この原稿を書いている7月中旬、九州北部は豪雨に襲われ福岡県柳川市も大きな被害を受けた。激しい濁流の中で軽トラックの荷台に取り残された男性が救助される様子が、繰り返しニュースで流れた。

 柳川市には研究会の旅行で2004年夏に訪れたことがある。掘割が縦横にめぐらされた穏やかな風情の街である。岸から堀の中央近くまで枝を張り出した巨木の影の下を、川下りの船で通ったことが印象に残っている。一日も早く元の落ち着きを取り戻すことを祈りたい。

 さて、本題に入ろう。提案は筆者の大事な仕事だが、規模の大きなネットワークの提案には人手とコストがかかる。お客様にとってのメリットが見出せず、こちらも受注や利益が期待できない「無駄な」提案はすべきではない。営業はとにかく提案しようとする。しかし、提案すること自体が目的ではなく、お客様もこちらもメリットを得ることが目的であることを忘れないことだ。

 無駄な提案をしないためには、お客様との初回の折衝で、効果のある提案が出来るかどうか見極めるのがよい。今回は無駄な提案をしないための見極めについて述べたい。

こんな提案が無駄になる

 無駄な提案になる代表的なパターンは4つある。(1)経済効果が出ない、あるいはそれに代わるメリットがない、(2)提案にコストがかかりすぎる、(3)提案前の「営業」で負けている、(4)オーソライズされた提案ではない---だ。

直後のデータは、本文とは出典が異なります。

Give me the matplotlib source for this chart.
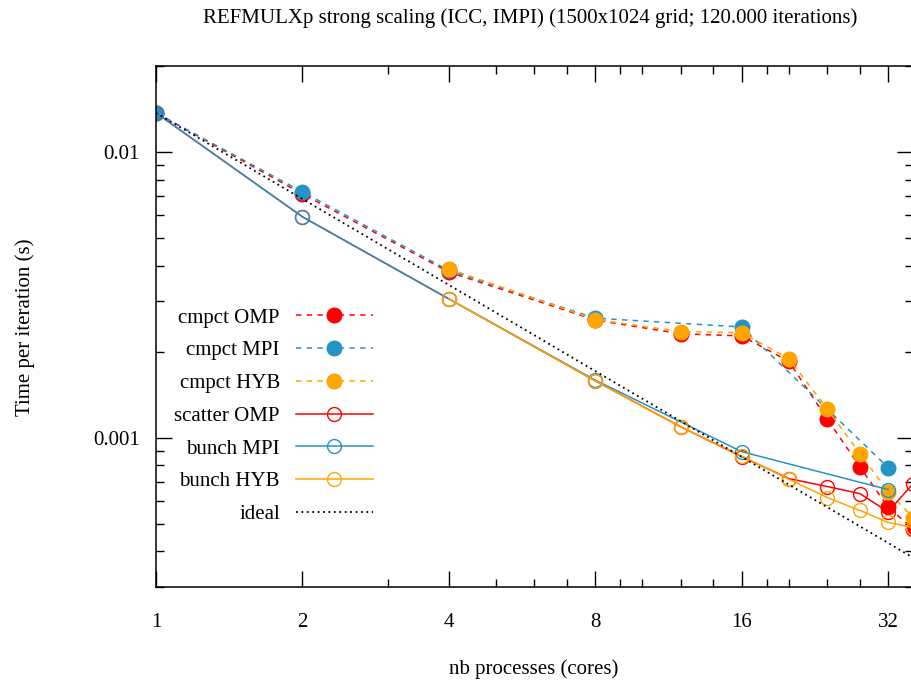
import numpy as np
import matplotlib
matplotlib.use("Agg")
import matplotlib.pyplot as plt
from matplotlib.ticker import FixedLocator, FixedFormatter, LogLocator, NullFormatter

plt.rcParams['font.family'] = ['Liberation Serif', 'DejaVu Serif']
plt.rcParams['font.size'] = 15

# --- data (time per iteration, s) ---
x_omp = [1, 2, 4, 8, 12, 16, 20, 24, 28, 32, 36]
x_mpi = [1, 2, 4, 8, 16, 32]
x_hyb = [4, 8, 12, 16, 20, 24, 28, 32, 36]

cmpct_omp = [0.0137, 0.00713, 0.0038, 0.00258, 0.00231, 0.00227, 0.00185, 0.00116, 0.00079, 0.00057, 0.00048]
cmpct_mpi = [0.0137, 0.00725, 0.00385, 0.00262, 0.00244, 0.000786]
cmpct_hyb = [0.0039, 0.00259, 0.00235, 0.00233, 0.00189, 0.00126, 0.000879, 0.000647, 0.000525]
scatter_omp = [0.0137, 0.00593, 0.00306, 0.00158, 0.00109, 0.000858, 0.000719, 0.000674, 0.000637, 0.00055, 0.00069]
bunch_mpi = [0.0137, 0.00593, 0.00306, 0.00159, 0.000893, 0.000658]
bunch_hyb = [0.00306, 0.00158, 0.00109, 0.000862, 0.000715, 0.000617, 0.000556, 0.000505, 0.000484]
x_ideal = [1, 2, 4, 8, 16, 32, 36]
ideal = [0.0137, 0.00685, 0.003425, 0.00171, 0.000856, 0.000428, 0.00038]

RED, BLUE, ORANGE = "#ff0000", "#2394c4", "#ffa500"
dash = (0, (3.5, 3.5))

fig = plt.figure(figsize=(9.12, 6.82), dpi=100)
ax = fig.add_axes([156/912, 95/682, 757/912, 521/682])

ax.plot(x_omp, cmpct_omp, ls=dash, color=RED, lw=1.1, marker="o", ms=10.5, label="cmpct OMP")
ax.plot(x_mpi, cmpct_mpi, ls=dash, color=BLUE, lw=1.1, marker="o", ms=10.5, label="cmpct MPI")
ax.plot(x_hyb, cmpct_hyb, ls=dash, color=ORANGE, lw=1.1, marker="o", ms=10.5, label="cmpct HYB")
ax.plot(x_omp, scatter_omp, color=RED, lw=1.1, marker="o", ms=10, mfc="none", mew=1.0, label="scatter OMP")
ax.plot(x_mpi, bunch_mpi, color=BLUE, lw=1.1, marker="o", ms=10, mfc="none", mew=1.0, label="bunch MPI")
ax.plot(x_hyb, bunch_hyb, color=ORANGE, lw=1.1, marker="o", ms=10, mfc="none", mew=1.0, label="bunch HYB")
ax.plot(x_ideal, ideal, color="black", lw=1.3, ls=(0, (1, 2)), label="ideal")

ax.set_xscale("log", base=2)
ax.set_yscale("log")
ax.set_xlim(1, 36)
ax.set_ylim(0.0003, 0.02)

ax.xaxis.set_major_locator(FixedLocator([1, 2, 4, 8, 16, 32]))
ax.xaxis.set_major_formatter(FixedFormatter(["1", "2", "4", "8", "16", "32"]))
ax.xaxis.set_minor_locator(FixedLocator([3, 5, 6, 7, 9, 10, 12, 14, 18, 20, 24, 28]))
ax.xaxis.set_minor_formatter(NullFormatter())
ax.yaxis.set_major_locator(FixedLocator([0.001, 0.01]))
ax.yaxis.set_major_formatter(FixedFormatter(["0.001", "0.01"]))
ax.yaxis.set_minor_locator(LogLocator(base=10, subs=np.arange(2, 10)))
ax.yaxis.set_minor_formatter(NullFormatter())

ax.tick_params(which="both", direction="in", top=True, right=True, width=1.0, colors="black")
ax.tick_params(which="major", length=11.5)
ax.tick_params(which="minor", length=5.8)
ax.tick_params(axis="x", which="major", pad=18.5, labelsize=15)
ax.tick_params(axis="y", which="major", pad=11.5, labelsize=15)
for s in ax.spines.values():
    s.set_linewidth(1.1)

fig.text(534/912, 1 - 669/682, "nb processes (cores)", ha="center", va="center", fontsize=15)
fig.text(25/912, 1 - 327/682, "Time per iteration (s)", ha="center", va="center",
         rotation=90, fontsize=15)
fig.text(530/912, 1 - 18/682, "REFMULXp strong scaling (ICC, IMPI) (1500x1024 grid; 120.000 iterations)",
         ha="center", va="center", fontsize=15)

ax.legend(loc="center right", bbox_to_anchor=((373-156)/757, (587-416)/521),
          frameon=False, markerfirst=False, numpoints=1, handlelength=3.7,
          handletextpad=0.77, labelspacing=0.63, borderpad=0, borderaxespad=0, fontsize=15)

plt.savefig("out.png", dpi=100)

 ネットワークを再構築する目的としてコスト削減は一番分かりやすい。現行と比べて20%以上削減できそうであれば有望と言える。経済効果がなくても、ほかの目的がある場合には提案が成立する。例えばBCP(事業継続計画)を実現するためのネットワークは、元々お客様が経済効果を求めていない。経済効果もなく、それに代わるメリットもなければ提案は成立しようがない。

 (2)の提案にコストがかかり過ぎるというのは、無駄とは少し意味が違うが、提案する側には切実な問題だ。ネットワークの規模が大きく求められる要件が複雑だと、提案書を作成するだけで膨大な人件費がかかる。筆者はこういう場合、ネットワークそのものの提案ではなく、あるべきネットワークを設計するための有償コンサルティングを提案する。

 提案以前の営業で負けている典型的な例は、RFP(提案依頼書)が出来上がってから提案を求められるケースだ。RFP以前にRFI(情報提供依頼書)で提案したベンダーや、お客様のRFP作成をサポートしたベンダーが有利であり、RFPをもらってからの提案は営業的に大きく出遅れている。

 オーソライズされてない提案とは、担当者が勉強のためにベンダーに提案させるようなケースだ。